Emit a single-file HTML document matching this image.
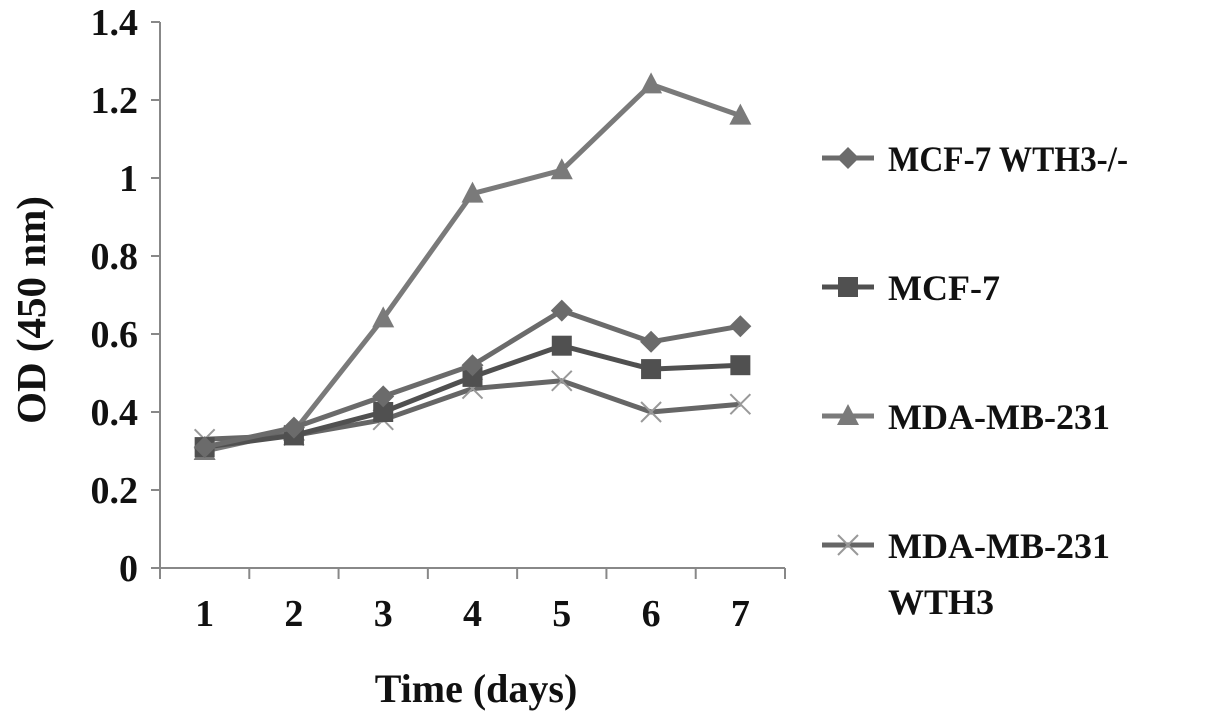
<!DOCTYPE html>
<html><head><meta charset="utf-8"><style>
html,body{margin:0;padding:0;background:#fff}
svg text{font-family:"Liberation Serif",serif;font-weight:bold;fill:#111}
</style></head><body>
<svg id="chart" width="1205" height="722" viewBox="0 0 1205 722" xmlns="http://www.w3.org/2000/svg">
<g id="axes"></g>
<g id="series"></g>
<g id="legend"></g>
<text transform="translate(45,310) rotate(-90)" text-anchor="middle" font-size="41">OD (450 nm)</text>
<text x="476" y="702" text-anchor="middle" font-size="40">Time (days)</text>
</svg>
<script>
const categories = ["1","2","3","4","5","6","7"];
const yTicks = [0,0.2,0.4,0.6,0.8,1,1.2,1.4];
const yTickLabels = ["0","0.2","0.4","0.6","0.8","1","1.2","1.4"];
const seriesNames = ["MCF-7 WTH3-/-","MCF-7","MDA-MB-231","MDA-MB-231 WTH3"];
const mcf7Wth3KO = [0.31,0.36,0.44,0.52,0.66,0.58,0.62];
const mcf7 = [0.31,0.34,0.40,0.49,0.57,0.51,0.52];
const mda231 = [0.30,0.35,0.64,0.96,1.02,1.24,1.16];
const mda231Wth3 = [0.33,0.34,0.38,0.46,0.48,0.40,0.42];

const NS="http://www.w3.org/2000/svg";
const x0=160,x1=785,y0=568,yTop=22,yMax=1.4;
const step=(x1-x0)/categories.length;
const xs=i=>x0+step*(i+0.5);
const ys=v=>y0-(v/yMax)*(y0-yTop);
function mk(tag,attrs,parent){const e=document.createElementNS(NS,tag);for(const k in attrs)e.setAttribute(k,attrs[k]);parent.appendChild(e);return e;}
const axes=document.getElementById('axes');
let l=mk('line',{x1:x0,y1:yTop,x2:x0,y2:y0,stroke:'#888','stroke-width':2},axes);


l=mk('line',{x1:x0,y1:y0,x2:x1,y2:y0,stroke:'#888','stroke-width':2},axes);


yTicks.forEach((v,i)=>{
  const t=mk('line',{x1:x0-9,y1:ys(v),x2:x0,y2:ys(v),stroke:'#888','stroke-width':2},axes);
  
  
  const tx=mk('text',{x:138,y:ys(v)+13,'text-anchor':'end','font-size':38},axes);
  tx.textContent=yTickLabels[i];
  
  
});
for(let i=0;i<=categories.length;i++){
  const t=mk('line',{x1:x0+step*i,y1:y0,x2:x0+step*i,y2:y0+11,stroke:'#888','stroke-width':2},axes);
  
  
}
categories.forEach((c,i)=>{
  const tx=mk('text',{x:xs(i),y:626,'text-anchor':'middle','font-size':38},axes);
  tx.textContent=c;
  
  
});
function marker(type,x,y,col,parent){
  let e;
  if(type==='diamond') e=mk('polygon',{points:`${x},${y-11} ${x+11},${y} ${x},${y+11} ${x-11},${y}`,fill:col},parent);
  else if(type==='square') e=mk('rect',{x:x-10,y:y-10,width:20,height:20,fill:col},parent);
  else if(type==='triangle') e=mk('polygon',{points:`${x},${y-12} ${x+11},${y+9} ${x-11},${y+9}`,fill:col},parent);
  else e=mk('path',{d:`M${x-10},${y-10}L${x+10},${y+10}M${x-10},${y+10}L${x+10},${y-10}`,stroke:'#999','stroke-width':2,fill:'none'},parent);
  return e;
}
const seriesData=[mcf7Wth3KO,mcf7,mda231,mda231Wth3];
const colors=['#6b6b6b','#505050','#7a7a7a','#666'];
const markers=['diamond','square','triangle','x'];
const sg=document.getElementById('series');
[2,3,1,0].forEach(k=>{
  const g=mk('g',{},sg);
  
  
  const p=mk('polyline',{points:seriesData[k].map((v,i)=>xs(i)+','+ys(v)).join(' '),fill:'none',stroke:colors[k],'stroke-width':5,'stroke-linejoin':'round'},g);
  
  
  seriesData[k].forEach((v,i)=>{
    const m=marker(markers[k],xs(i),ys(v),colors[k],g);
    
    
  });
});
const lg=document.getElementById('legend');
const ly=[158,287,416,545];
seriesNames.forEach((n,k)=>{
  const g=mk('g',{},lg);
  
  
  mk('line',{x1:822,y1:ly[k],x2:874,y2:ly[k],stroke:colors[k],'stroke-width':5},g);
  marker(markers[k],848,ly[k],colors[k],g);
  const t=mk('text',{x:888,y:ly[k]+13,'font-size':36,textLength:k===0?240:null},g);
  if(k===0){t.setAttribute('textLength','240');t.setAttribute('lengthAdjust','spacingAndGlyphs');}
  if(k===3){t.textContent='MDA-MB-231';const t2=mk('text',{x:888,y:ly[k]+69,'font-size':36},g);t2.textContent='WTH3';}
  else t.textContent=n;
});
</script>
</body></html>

····················

What you have to do:
Write out the listing above again, exactly, but with no pictures in the copy.

Expected answer:
Emit a single-file HTML document matching this image.
<!DOCTYPE html>
<html><head><meta charset="utf-8"><style>
html,body{margin:0;padding:0;background:#fff}
svg text{font-family:"Liberation Serif",serif;font-weight:bold;fill:#111}
</style></head><body>
<svg id="chart" width="1205" height="722" viewBox="0 0 1205 722" xmlns="http://www.w3.org/2000/svg">
<g id="axes"></g>
<g id="series"></g>
<g id="legend"></g>
<text transform="translate(45,310) rotate(-90)" text-anchor="middle" font-size="41">OD (450 nm)</text>
<text x="476" y="702" text-anchor="middle" font-size="40">Time (days)</text>
</svg>
<script>
const categories = ["1","2","3","4","5","6","7"];
const yTicks = [0,0.2,0.4,0.6,0.8,1,1.2,1.4];
const yTickLabels = ["0","0.2","0.4","0.6","0.8","1","1.2","1.4"];
const seriesNames = ["MCF-7 WTH3-/-","MCF-7","MDA-MB-231","MDA-MB-231 WTH3"];
const mcf7Wth3KO = [0.31,0.36,0.44,0.52,0.66,0.58,0.62];
const mcf7 = [0.31,0.34,0.40,0.49,0.57,0.51,0.52];
const mda231 = [0.30,0.35,0.64,0.96,1.02,1.24,1.16];
const mda231Wth3 = [0.33,0.34,0.38,0.46,0.48,0.40,0.42];

const NS="http://www.w3.org/2000/svg";
const x0=160,x1=785,y0=568,yTop=22,yMax=1.4;
const step=(x1-x0)/categories.length;
const xs=i=>x0+step*(i+0.5);
const ys=v=>y0-(v/yMax)*(y0-yTop);
function mk(tag,attrs,parent){const e=document.createElementNS(NS,tag);for(const k in attrs)e.setAttribute(k,attrs[k]);parent.appendChild(e);return e;}
const axes=document.getElementById('axes');
let l=mk('line',{x1:x0,y1:yTop,x2:x0,y2:y0,stroke:'#888','stroke-width':2},axes);


l=mk('line',{x1:x0,y1:y0,x2:x1,y2:y0,stroke:'#888','stroke-width':2},axes);


yTicks.forEach((v,i)=>{
  const t=mk('line',{x1:x0-9,y1:ys(v),x2:x0,y2:ys(v),stroke:'#888','stroke-width':2},axes);
  
  
  const tx=mk('text',{x:138,y:ys(v)+13,'text-anchor':'end','font-size':38},axes);
  tx.textContent=yTickLabels[i];
  
  
});
for(let i=0;i<=categories.length;i++){
  const t=mk('line',{x1:x0+step*i,y1:y0,x2:x0+step*i,y2:y0+11,stroke:'#888','stroke-width':2},axes);
  
  
}
categories.forEach((c,i)=>{
  const tx=mk('text',{x:xs(i),y:626,'text-anchor':'middle','font-size':38},axes);
  tx.textContent=c;
  
  
});
function marker(type,x,y,col,parent){
  let e;
  if(type==='diamond') e=mk('polygon',{points:`${x},${y-11} ${x+11},${y} ${x},${y+11} ${x-11},${y}`,fill:col},parent);
  else if(type==='square') e=mk('rect',{x:x-10,y:y-10,width:20,height:20,fill:col},parent);
  else if(type==='triangle') e=mk('polygon',{points:`${x},${y-12} ${x+11},${y+9} ${x-11},${y+9}`,fill:col},parent);
  else e=mk('path',{d:`M${x-10},${y-10}L${x+10},${y+10}M${x-10},${y+10}L${x+10},${y-10}`,stroke:'#999','stroke-width':2,fill:'none'},parent);
  return e;
}
const seriesData=[mcf7Wth3KO,mcf7,mda231,mda231Wth3];
const colors=['#6b6b6b','#505050','#7a7a7a','#666'];
const markers=['diamond','square','triangle','x'];
const sg=document.getElementById('series');
[2,3,1,0].forEach(k=>{
  const g=mk('g',{},sg);
  
  
  const p=mk('polyline',{points:seriesData[k].map((v,i)=>xs(i)+','+ys(v)).join(' '),fill:'none',stroke:colors[k],'stroke-width':5,'stroke-linejoin':'round'},g);
  
  
  seriesData[k].forEach((v,i)=>{
    const m=marker(markers[k],xs(i),ys(v),colors[k],g);
    
    
  });
});
const lg=document.getElementById('legend');
const ly=[158,287,416,545];
seriesNames.forEach((n,k)=>{
  const g=mk('g',{},lg);
  
  
  mk('line',{x1:822,y1:ly[k],x2:874,y2:ly[k],stroke:colors[k],'stroke-width':5},g);
  marker(markers[k],848,ly[k],colors[k],g);
  const t=mk('text',{x:888,y:ly[k]+13,'font-size':36,textLength:k===0?240:null},g);
  if(k===0){t.setAttribute('textLength','240');t.setAttribute('lengthAdjust','spacingAndGlyphs');}
  if(k===3){t.textContent='MDA-MB-231';const t2=mk('text',{x:888,y:ly[k]+69,'font-size':36},g);t2.textContent='WTH3';}
  else t.textContent=n;
});
</script>
</body></html>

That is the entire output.